## [DIRECTIONS FOR THIS TASK]
Below are records; please set down exactly the lines from the first through the one containing "minimum width=126pt, minimum".

* start DATASET *

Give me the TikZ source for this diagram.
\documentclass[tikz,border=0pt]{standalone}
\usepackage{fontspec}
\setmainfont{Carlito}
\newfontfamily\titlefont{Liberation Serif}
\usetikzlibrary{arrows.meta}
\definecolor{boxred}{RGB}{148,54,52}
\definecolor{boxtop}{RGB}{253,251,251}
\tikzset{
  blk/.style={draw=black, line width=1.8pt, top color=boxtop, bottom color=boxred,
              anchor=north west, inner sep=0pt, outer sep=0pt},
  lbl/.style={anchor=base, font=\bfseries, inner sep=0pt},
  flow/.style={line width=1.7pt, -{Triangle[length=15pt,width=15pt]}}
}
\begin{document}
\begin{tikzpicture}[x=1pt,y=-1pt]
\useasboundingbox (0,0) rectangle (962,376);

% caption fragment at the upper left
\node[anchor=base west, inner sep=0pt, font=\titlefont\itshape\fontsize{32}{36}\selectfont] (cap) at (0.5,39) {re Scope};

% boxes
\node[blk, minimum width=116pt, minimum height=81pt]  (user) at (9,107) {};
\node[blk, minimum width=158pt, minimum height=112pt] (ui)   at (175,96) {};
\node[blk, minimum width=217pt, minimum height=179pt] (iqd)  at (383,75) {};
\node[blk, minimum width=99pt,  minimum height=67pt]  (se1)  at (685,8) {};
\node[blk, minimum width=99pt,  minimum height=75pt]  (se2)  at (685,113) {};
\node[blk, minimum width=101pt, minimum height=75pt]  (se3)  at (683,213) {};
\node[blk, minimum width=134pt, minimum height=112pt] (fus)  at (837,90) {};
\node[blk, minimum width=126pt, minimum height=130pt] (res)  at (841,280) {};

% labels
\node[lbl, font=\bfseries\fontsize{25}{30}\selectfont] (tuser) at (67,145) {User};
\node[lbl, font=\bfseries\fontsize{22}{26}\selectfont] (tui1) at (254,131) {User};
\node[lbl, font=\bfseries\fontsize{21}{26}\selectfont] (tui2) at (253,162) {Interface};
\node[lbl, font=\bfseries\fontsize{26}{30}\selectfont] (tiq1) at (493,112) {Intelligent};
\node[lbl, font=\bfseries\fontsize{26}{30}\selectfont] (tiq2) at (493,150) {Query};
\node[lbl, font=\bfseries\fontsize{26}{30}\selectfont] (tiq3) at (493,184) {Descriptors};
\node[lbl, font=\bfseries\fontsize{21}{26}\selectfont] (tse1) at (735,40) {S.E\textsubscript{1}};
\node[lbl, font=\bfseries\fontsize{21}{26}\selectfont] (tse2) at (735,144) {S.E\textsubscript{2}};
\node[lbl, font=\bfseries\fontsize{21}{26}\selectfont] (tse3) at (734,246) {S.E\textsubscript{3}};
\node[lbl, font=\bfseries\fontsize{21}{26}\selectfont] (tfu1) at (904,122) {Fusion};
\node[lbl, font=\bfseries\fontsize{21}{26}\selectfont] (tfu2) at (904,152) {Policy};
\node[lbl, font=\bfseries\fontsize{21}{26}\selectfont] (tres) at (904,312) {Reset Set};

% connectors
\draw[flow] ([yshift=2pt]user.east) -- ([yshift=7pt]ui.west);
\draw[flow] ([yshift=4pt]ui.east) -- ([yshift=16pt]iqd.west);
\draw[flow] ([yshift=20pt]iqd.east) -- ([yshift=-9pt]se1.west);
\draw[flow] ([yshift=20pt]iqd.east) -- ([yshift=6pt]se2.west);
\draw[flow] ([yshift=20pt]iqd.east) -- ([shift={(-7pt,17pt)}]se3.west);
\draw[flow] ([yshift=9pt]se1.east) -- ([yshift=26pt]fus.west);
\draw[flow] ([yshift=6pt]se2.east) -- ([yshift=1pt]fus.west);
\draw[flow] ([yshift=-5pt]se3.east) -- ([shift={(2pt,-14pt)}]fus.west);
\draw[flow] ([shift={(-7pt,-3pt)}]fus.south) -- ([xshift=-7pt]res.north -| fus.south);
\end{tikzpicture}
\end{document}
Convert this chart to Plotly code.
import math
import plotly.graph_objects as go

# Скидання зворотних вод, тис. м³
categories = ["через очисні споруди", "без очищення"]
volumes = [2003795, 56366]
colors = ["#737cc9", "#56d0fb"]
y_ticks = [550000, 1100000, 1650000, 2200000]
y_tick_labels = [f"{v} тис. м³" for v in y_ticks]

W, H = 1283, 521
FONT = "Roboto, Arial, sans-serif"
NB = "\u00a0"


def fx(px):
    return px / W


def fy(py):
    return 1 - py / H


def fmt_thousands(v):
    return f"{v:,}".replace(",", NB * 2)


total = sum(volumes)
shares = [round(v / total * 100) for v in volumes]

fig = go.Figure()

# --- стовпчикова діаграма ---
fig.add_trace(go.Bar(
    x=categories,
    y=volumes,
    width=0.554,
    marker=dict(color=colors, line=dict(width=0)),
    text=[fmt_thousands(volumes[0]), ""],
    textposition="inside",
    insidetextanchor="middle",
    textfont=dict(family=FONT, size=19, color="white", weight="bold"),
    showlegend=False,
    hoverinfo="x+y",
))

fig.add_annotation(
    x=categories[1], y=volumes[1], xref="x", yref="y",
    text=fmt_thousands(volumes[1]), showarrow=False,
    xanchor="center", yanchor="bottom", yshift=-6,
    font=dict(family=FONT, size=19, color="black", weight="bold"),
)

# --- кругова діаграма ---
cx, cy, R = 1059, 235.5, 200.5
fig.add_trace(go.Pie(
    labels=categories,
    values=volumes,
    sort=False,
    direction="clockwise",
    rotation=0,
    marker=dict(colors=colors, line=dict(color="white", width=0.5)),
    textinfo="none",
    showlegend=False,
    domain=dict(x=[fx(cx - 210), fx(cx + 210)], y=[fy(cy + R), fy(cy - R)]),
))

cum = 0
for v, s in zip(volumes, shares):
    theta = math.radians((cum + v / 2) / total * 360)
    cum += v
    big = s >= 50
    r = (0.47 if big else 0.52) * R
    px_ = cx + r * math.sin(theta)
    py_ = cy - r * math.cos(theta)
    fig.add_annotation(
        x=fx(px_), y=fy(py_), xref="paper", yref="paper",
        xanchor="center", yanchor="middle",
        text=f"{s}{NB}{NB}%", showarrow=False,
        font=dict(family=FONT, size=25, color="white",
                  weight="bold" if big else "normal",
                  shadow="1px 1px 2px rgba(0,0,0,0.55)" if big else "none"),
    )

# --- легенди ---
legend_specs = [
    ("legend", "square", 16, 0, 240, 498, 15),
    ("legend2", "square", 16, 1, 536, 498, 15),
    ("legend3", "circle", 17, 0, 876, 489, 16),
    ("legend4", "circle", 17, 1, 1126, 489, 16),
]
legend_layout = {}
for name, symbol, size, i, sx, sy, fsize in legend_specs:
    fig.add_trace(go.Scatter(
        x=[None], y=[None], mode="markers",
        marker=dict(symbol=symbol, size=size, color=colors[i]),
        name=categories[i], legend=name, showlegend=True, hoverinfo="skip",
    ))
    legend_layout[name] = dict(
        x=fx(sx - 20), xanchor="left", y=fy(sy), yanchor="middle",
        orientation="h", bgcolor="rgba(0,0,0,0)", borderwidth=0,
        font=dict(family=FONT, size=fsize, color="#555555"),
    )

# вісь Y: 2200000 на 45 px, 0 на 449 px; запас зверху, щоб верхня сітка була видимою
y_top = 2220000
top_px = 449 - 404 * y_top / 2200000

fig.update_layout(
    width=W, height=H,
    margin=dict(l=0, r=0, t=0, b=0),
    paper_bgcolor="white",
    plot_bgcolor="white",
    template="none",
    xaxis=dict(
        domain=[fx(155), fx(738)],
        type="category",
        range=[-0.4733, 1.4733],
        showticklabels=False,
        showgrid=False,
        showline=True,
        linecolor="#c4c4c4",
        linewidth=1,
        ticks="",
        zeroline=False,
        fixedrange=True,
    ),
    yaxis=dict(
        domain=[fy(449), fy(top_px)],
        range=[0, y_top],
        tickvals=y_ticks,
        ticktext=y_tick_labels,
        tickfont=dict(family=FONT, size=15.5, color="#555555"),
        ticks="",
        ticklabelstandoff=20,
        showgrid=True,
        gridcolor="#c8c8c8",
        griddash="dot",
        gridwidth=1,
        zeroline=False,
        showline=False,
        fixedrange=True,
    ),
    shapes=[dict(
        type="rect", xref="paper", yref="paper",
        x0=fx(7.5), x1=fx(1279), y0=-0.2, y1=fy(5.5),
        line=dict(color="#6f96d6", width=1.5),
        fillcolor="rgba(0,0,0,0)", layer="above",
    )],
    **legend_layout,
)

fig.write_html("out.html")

* end DATASET *

## [RESPONSE TO THIS EXERCISE]
Give me the TikZ source for this diagram.
\documentclass[tikz,border=0pt]{standalone}
\usepackage{fontspec}
\setmainfont{Carlito}
\newfontfamily\titlefont{Liberation Serif}
\usetikzlibrary{arrows.meta}
\definecolor{boxred}{RGB}{148,54,52}
\definecolor{boxtop}{RGB}{253,251,251}
\tikzset{
  blk/.style={draw=black, line width=1.8pt, top color=boxtop, bottom color=boxred,
              anchor=north west, inner sep=0pt, outer sep=0pt},
  lbl/.style={anchor=base, font=\bfseries, inner sep=0pt},
  flow/.style={line width=1.7pt, -{Triangle[length=15pt,width=15pt]}}
}
\begin{document}
\begin{tikzpicture}[x=1pt,y=-1pt]
\useasboundingbox (0,0) rectangle (962,376);

% caption fragment at the upper left
\node[anchor=base west, inner sep=0pt, font=\titlefont\itshape\fontsize{32}{36}\selectfont] (cap) at (0.5,39) {re Scope};

% boxes
\node[blk, minimum width=116pt, minimum height=81pt]  (user) at (9,107) {};
\node[blk, minimum width=158pt, minimum height=112pt] (ui)   at (175,96) {};
\node[blk, minimum width=217pt, minimum height=179pt] (iqd)  at (383,75) {};
\node[blk, minimum width=99pt,  minimum height=67pt]  (se1)  at (685,8) {};
\node[blk, minimum width=99pt,  minimum height=75pt]  (se2)  at (685,113) {};
\node[blk, minimum width=101pt, minimum height=75pt]  (se3)  at (683,213) {};
\node[blk, minimum width=134pt, minimum height=112pt] (fus)  at (837,90) {};
\node[blk, minimum width=126pt, minimum height=130pt] (res)  at (841,280) {};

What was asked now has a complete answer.